• [Dataset extract]:
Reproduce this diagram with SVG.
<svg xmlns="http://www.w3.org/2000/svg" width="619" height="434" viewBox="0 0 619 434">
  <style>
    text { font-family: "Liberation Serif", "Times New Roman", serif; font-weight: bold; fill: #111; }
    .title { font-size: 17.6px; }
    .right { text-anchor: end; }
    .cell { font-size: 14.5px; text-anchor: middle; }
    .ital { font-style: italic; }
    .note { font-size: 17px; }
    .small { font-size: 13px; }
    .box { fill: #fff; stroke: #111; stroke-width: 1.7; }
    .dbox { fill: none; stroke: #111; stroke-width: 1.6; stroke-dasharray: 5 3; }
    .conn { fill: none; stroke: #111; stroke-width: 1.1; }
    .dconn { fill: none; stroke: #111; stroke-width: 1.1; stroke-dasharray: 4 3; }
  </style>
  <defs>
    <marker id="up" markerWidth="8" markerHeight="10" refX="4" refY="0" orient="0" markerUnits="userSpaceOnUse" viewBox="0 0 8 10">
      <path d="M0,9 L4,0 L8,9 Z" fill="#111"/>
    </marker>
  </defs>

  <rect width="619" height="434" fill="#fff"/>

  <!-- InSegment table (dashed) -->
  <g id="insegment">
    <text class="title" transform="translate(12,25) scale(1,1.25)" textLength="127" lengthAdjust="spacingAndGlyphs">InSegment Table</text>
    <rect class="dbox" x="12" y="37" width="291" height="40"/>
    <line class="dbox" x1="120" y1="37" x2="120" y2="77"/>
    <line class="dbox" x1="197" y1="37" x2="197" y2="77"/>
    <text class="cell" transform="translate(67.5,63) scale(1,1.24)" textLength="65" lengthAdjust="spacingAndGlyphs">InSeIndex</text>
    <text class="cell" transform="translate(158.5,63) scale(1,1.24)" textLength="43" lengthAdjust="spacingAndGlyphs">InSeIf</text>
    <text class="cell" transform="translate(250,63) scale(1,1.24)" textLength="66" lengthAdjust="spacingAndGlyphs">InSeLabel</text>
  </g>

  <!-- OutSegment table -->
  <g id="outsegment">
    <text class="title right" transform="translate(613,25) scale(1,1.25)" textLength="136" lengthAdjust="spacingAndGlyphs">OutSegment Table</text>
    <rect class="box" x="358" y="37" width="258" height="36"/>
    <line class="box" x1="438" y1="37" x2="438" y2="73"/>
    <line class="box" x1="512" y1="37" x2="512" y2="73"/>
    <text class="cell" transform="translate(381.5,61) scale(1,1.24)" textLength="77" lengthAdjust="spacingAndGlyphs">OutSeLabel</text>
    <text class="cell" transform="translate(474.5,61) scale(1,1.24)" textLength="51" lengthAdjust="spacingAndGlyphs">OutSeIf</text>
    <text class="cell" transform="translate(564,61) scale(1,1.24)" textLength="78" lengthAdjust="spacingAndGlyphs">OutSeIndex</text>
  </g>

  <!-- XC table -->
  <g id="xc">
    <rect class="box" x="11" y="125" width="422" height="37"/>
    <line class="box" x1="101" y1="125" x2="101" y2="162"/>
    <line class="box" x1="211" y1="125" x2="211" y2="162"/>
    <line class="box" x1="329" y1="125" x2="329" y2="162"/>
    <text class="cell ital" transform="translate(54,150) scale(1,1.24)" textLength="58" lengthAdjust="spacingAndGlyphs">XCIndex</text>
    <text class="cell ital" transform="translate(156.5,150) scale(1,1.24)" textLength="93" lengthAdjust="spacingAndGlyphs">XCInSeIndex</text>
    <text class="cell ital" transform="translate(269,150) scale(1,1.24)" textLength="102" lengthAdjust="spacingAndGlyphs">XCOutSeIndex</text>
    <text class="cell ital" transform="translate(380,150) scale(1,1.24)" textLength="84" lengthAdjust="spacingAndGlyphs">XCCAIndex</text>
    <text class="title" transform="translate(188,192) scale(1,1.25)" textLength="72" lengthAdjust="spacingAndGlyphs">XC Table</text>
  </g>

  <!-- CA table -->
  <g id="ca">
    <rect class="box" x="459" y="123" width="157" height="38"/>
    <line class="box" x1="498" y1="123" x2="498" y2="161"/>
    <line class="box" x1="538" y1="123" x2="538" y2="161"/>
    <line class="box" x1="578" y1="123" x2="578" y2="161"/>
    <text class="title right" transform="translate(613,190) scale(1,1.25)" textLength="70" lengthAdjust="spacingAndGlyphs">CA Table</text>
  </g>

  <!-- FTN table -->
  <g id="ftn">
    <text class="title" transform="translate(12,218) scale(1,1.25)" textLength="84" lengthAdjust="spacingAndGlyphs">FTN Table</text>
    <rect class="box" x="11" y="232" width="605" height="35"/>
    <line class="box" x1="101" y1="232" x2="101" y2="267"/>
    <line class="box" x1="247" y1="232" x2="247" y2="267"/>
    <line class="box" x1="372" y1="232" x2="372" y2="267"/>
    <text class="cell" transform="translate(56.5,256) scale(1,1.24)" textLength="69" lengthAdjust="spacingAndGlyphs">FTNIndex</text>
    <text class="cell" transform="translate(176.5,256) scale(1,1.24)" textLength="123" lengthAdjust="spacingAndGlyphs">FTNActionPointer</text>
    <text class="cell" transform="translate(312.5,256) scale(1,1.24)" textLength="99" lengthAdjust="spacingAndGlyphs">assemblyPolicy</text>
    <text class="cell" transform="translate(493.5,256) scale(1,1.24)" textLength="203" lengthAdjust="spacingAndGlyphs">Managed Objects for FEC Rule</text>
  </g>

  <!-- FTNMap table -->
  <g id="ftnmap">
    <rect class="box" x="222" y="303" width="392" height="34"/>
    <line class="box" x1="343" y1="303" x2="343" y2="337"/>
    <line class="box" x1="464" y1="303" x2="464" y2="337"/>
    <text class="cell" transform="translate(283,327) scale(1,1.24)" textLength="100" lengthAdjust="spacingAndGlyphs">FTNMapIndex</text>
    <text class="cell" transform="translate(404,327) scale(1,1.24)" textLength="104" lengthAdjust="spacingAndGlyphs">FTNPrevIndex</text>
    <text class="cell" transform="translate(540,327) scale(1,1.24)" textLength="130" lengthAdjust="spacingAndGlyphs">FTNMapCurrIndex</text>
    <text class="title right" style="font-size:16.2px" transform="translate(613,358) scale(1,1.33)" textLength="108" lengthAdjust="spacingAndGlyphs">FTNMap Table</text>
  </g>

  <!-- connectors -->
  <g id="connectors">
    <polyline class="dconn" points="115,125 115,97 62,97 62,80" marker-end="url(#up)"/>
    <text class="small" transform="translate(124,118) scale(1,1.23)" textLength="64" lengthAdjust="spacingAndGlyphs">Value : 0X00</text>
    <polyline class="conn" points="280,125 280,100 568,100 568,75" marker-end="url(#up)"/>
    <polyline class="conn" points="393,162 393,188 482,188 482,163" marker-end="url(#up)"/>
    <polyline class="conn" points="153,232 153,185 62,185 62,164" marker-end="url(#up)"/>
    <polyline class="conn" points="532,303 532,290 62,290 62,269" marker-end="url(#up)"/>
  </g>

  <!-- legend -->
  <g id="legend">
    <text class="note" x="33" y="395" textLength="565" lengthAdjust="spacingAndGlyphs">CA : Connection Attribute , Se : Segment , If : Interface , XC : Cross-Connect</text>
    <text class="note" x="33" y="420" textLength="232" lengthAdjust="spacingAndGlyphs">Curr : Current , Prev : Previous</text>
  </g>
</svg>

• [Task description]:
Copy each line of the data above without altering a single character.

• [Solution for this exercise]:
Reproduce this diagram with SVG.
<svg xmlns="http://www.w3.org/2000/svg" width="619" height="434" viewBox="0 0 619 434">
  <style>
    text { font-family: "Liberation Serif", "Times New Roman", serif; font-weight: bold; fill: #111; }
    .title { font-size: 17.6px; }
    .right { text-anchor: end; }
    .cell { font-size: 14.5px; text-anchor: middle; }
    .ital { font-style: italic; }
    .note { font-size: 17px; }
    .small { font-size: 13px; }
    .box { fill: #fff; stroke: #111; stroke-width: 1.7; }
    .dbox { fill: none; stroke: #111; stroke-width: 1.6; stroke-dasharray: 5 3; }
    .conn { fill: none; stroke: #111; stroke-width: 1.1; }
    .dconn { fill: none; stroke: #111; stroke-width: 1.1; stroke-dasharray: 4 3; }
  </style>
  <defs>
    <marker id="up" markerWidth="8" markerHeight="10" refX="4" refY="0" orient="0" markerUnits="userSpaceOnUse" viewBox="0 0 8 10">
      <path d="M0,9 L4,0 L8,9 Z" fill="#111"/>
    </marker>
  </defs>

  <rect width="619" height="434" fill="#fff"/>

  <!-- InSegment table (dashed) -->
  <g id="insegment">
    <text class="title" transform="translate(12,25) scale(1,1.25)" textLength="127" lengthAdjust="spacingAndGlyphs">InSegment Table</text>
    <rect class="dbox" x="12" y="37" width="291" height="40"/>
    <line class="dbox" x1="120" y1="37" x2="120" y2="77"/>
    <line class="dbox" x1="197" y1="37" x2="197" y2="77"/>
    <text class="cell" transform="translate(67.5,63) scale(1,1.24)" textLength="65" lengthAdjust="spacingAndGlyphs">InSeIndex</text>
    <text class="cell" transform="translate(158.5,63) scale(1,1.24)" textLength="43" lengthAdjust="spacingAndGlyphs">InSeIf</text>
    <text class="cell" transform="translate(250,63) scale(1,1.24)" textLength="66" lengthAdjust="spacingAndGlyphs">InSeLabel</text>
  </g>

  <!-- OutSegment table -->
  <g id="outsegment">
    <text class="title right" transform="translate(613,25) scale(1,1.25)" textLength="136" lengthAdjust="spacingAndGlyphs">OutSegment Table</text>
    <rect class="box" x="358" y="37" width="258" height="36"/>
    <line class="box" x1="438" y1="37" x2="438" y2="73"/>
    <line class="box" x1="512" y1="37" x2="512" y2="73"/>
    <text class="cell" transform="translate(381.5,61) scale(1,1.24)" textLength="77" lengthAdjust="spacingAndGlyphs">OutSeLabel</text>
    <text class="cell" transform="translate(474.5,61) scale(1,1.24)" textLength="51" lengthAdjust="spacingAndGlyphs">OutSeIf</text>
    <text class="cell" transform="translate(564,61) scale(1,1.24)" textLength="78" lengthAdjust="spacingAndGlyphs">OutSeIndex</text>
  </g>

  <!-- XC table -->
  <g id="xc">
    <rect class="box" x="11" y="125" width="422" height="37"/>
    <line class="box" x1="101" y1="125" x2="101" y2="162"/>
    <line class="box" x1="211" y1="125" x2="211" y2="162"/>
    <line class="box" x1="329" y1="125" x2="329" y2="162"/>
    <text class="cell ital" transform="translate(54,150) scale(1,1.24)" textLength="58" lengthAdjust="spacingAndGlyphs">XCIndex</text>
    <text class="cell ital" transform="translate(156.5,150) scale(1,1.24)" textLength="93" lengthAdjust="spacingAndGlyphs">XCInSeIndex</text>
    <text class="cell ital" transform="translate(269,150) scale(1,1.24)" textLength="102" lengthAdjust="spacingAndGlyphs">XCOutSeIndex</text>
    <text class="cell ital" transform="translate(380,150) scale(1,1.24)" textLength="84" lengthAdjust="spacingAndGlyphs">XCCAIndex</text>
    <text class="title" transform="translate(188,192) scale(1,1.25)" textLength="72" lengthAdjust="spacingAndGlyphs">XC Table</text>
  </g>

  <!-- CA table -->
  <g id="ca">
    <rect class="box" x="459" y="123" width="157" height="38"/>
    <line class="box" x1="498" y1="123" x2="498" y2="161"/>
    <line class="box" x1="538" y1="123" x2="538" y2="161"/>
    <line class="box" x1="578" y1="123" x2="578" y2="161"/>
    <text class="title right" transform="translate(613,190) scale(1,1.25)" textLength="70" lengthAdjust="spacingAndGlyphs">CA Table</text>
  </g>

  <!-- FTN table -->
  <g id="ftn">
    <text class="title" transform="translate(12,218) scale(1,1.25)" textLength="84" lengthAdjust="spacingAndGlyphs">FTN Table</text>
    <rect class="box" x="11" y="232" width="605" height="35"/>
    <line class="box" x1="101" y1="232" x2="101" y2="267"/>
    <line class="box" x1="247" y1="232" x2="247" y2="267"/>
    <line class="box" x1="372" y1="232" x2="372" y2="267"/>
    <text class="cell" transform="translate(56.5,256) scale(1,1.24)" textLength="69" lengthAdjust="spacingAndGlyphs">FTNIndex</text>
    <text class="cell" transform="translate(176.5,256) scale(1,1.24)" textLength="123" lengthAdjust="spacingAndGlyphs">FTNActionPointer</text>
    <text class="cell" transform="translate(312.5,256) scale(1,1.24)" textLength="99" lengthAdjust="spacingAndGlyphs">assemblyPolicy</text>
    <text class="cell" transform="translate(493.5,256) scale(1,1.24)" textLength="203" lengthAdjust="spacingAndGlyphs">Managed Objects for FEC Rule</text>
  </g>

  <!-- FTNMap table -->
  <g id="ftnmap">
    <rect class="box" x="222" y="303" width="392" height="34"/>
    <line class="box" x1="343" y1="303" x2="343" y2="337"/>
    <line class="box" x1="464" y1="303" x2="464" y2="337"/>
    <text class="cell" transform="translate(283,327) scale(1,1.24)" textLength="100" lengthAdjust="spacingAndGlyphs">FTNMapIndex</text>
    <text class="cell" transform="translate(404,327) scale(1,1.24)" textLength="104" lengthAdjust="spacingAndGlyphs">FTNPrevIndex</text>
    <text class="cell" transform="translate(540,327) scale(1,1.24)" textLength="130" lengthAdjust="spacingAndGlyphs">FTNMapCurrIndex</text>
    <text class="title right" style="font-size:16.2px" transform="translate(613,358) scale(1,1.33)" textLength="108" lengthAdjust="spacingAndGlyphs">FTNMap Table</text>
  </g>

  <!-- connectors -->
  <g id="connectors">
    <polyline class="dconn" points="115,125 115,97 62,97 62,80" marker-end="url(#up)"/>
    <text class="small" transform="translate(124,118) scale(1,1.23)" textLength="64" lengthAdjust="spacingAndGlyphs">Value : 0X00</text>
    <polyline class="conn" points="280,125 280,100 568,100 568,75" marker-end="url(#up)"/>
    <polyline class="conn" points="393,162 393,188 482,188 482,163" marker-end="url(#up)"/>
    <polyline class="conn" points="153,232 153,185 62,185 62,164" marker-end="url(#up)"/>
    <polyline class="conn" points="532,303 532,290 62,290 62,269" marker-end="url(#up)"/>
  </g>

  <!-- legend -->
  <g id="legend">
    <text class="note" x="33" y="395" textLength="565" lengthAdjust="spacingAndGlyphs">CA : Connection Attribute , Se : Segment , If : Interface , XC : Cross-Connect</text>
    <text class="note" x="33" y="420" textLength="232" lengthAdjust="spacingAndGlyphs">Curr : Current , Prev : Previous</text>
  </g>
</svg>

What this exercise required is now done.